Convergence in $L^2$ of Fourier series. Let $f\in\mathcal R_{\rm per}$. Then

$$\lim_{N\to\infty} \|S_Nf-f\|_2 = 0$$

and

$$\|f\|_2^2 = \frac{1}{2\pi} \sum_{n\in\Z} |\hat f_n|^2.$$

This statement is known as the Plancherel or Parseval identity.

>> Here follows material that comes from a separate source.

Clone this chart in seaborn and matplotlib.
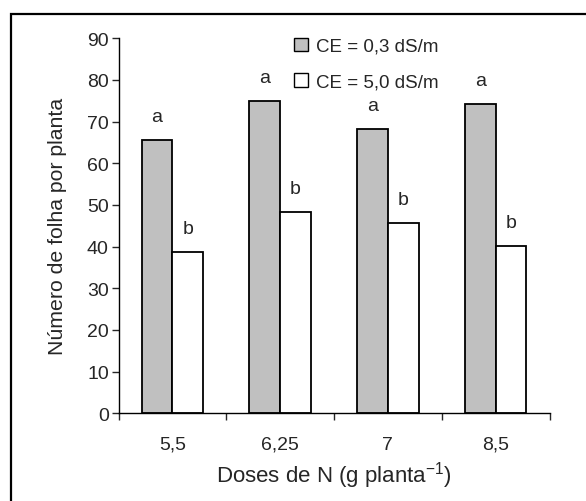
import matplotlib
matplotlib.use("Agg")
import matplotlib.pyplot as plt
import seaborn as sns
import pandas as pd
from matplotlib.patches import Patch, Rectangle

doses = ["5,5", "6,25", "7", "8,5"]
ce_low = [65.7, 75.0, 68.3, 74.2]
ce_high = [38.8, 48.3, 45.7, 40.2]
letters_low = ["a", "a", "a", "a"]
letters_high = ["b", "b", "b", "b"]
series_names = ["CE = 0,3 dS/m", "CE = 5,0 dS/m"]

df = pd.DataFrame({
    "dose": doses * 2,
    "valor": ce_low + ce_high,
    "serie": [series_names[0]] * 4 + [series_names[1]] * 4,
})

sns.set_style("white")
plt.rcParams["font.family"] = ["Liberation Sans", "DejaVu Sans"]
plt.rcParams["mathtext.fontset"] = "custom"
plt.rcParams["mathtext.rm"] = "Liberation Sans"

fig = plt.figure(figsize=(5.86, 5.02), dpi=100)
ax = fig.add_axes([118.5 / 586, 1 - 414.3 / 502, (549.5 - 118.5) / 586, (414.3 - 39.3) / 502])

colors = ["#c0c0c0", "#ffffff"]
sns.barplot(data=df, x="dose", y="valor", hue="serie", order=doses,
            hue_order=series_names, palette=colors, edgecolor="black",
            linewidth=1.3, width=0.57, gap=0, ax=ax, legend=False)

# letters
for cont, labs in zip(ax.containers, [letters_low, letters_high]):
    for bar, lab in zip(cont, labs):
        ax.text(bar.get_x() + bar.get_width() / 2, bar.get_height() + 5.6, lab,
                ha="center", va="center", fontsize=14)

ax.set_ylim(0, 90)
ax.set_xlim(-0.5, 3.5)
ax.set_yticks(range(0, 91, 10))
ax.tick_params(axis="y", direction="out", length=5, width=1, pad=2, labelsize=14, left=True)
ax.set_xticks(range(4))
ax.set_xticklabels(doses)
ax.tick_params(axis="x", which="major", length=0, pad=16, labelsize=14)
ax.set_xticks([-0.5, 0.5, 1.5, 2.5, 3.5], minor=True)
ax.tick_params(axis="x", which="minor", direction="out", length=5, width=1, bottom=True)

for s in ["top", "right"]:
    ax.spines[s].set_visible(False)
for s in ["left", "bottom"]:
    ax.spines[s].set_color("black")
    ax.spines[s].set_linewidth(1)

ax.set_ylabel("Número de folha por planta", fontsize=15.3, labelpad=14)
ax.set_xlabel("Doses de N (g planta$^{-1}$)", fontsize=16, labelpad=5)

handles = [Patch(facecolor=c, edgecolor="black", linewidth=1) for c in colors]
ax.legend(handles, series_names, loc="upper left", bbox_to_anchor=(0.39, 1.022),
          frameon=False, fontsize=13.5, handlelength=0.75, handleheight=0.75,
          handletextpad=0.4, labelspacing=0.95, borderaxespad=0)

# outer frame (partially visible)
fig.patches.append(Rectangle((11 / 586, -0.1), 1.2, (502 - 15) / 502 + 0.1,
                             transform=fig.transFigure, fill=False,
                             edgecolor="black", linewidth=1.6))

fig.savefig("out.png", dpi=100)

Proof. Let $\epsilon\gt0$ be given. Since $f$ is Riemann integrable, a $C^2$ function $g$ exists that is $2\pi$–periodic, and that satisfies

$$\int_0^{2\pi} |f(x)-g(x)|^2dx\leq \frac{\epsilon^2}{4}, \text{ i.e. } \|f-g\|_2\lt \frac{\epsilon}{2}.$$

(details in lecture). Since $g$ is $C^2$, we know that the Fourier series of $g$ converges uniformly to $g$, i.e.

$$\|S_Ng-g\|_\infty \to 0.$$

For any given $\epsilon_2\gt0$ we can therefore find an $N_{\epsilon}$ such that $||S_Ng-g\|_\infty \lt \frac\epsilon{2\sqrt{2\pi}}$ for all $N\geq N_{\epsilon_2}$. This implies

$$\|S_Ng-g\|_2\leq \sqrt{2\pi} \; \|S_Ng-g\|_\infty \lt \frac{\epsilon}{2}.$$

We now have for all $N\geq N_\epsilon$

$$\begin{aligned} \|S_Nf-f\|_2 &=\|S_Nf-S_Ng+S_Ng-g\|_2 \\ &\leq\|S_Nf-S_Ng\|_2 + \|S_Ng-g\|_2 \\ &=\|S_N(f-g)\|_2 + \|S_Ng-g\|_2 \\ &\leq\|f-g\|_2 + \|S_Ng-g\|_2 \\ &\lt \frac{\epsilon}{2} + \frac{\epsilon}{2} = \epsilon. \end{aligned}$$

The Parseval—Plancherel identity now follows by letting $N\to\infty$ in $\|f\|_2^2=\|S_Nf\|_2^2+\|f-S_Nf\|_2^2$.

Problems

Consider the solutions $u:\R^2\to\R$ to the wave equation described in (4).

Find functions $F, G:\R\to\R$ such that $u(x, t)= F(x+t)+G(x-t)$ for all $x, t$. (Hint: don’t use the derivation of d’Alembert’s solution but instead use $e^{i\theta}e^{i\phi} = e^{i(\theta+\phi)}$ and take a good look at (4).

Various questions about the Dirichlet kernel and Fourier coefficients

(a) Show that $\int_0^{2\pi} D_N(s)\; ds =1$.
(b) The $k^{\rm th}$ Fourier coefficient $\hat f_k$ of a $2\pi$–periodic function $f:\R\to\mathbb{C}$ is defined as an integral from $x=0$ to $x=2\pi$. Show that $\hat f_k = \frac{1}{2\pi}\int_{-\pi}^\pi e^{-ikx} f(x)\;dx$.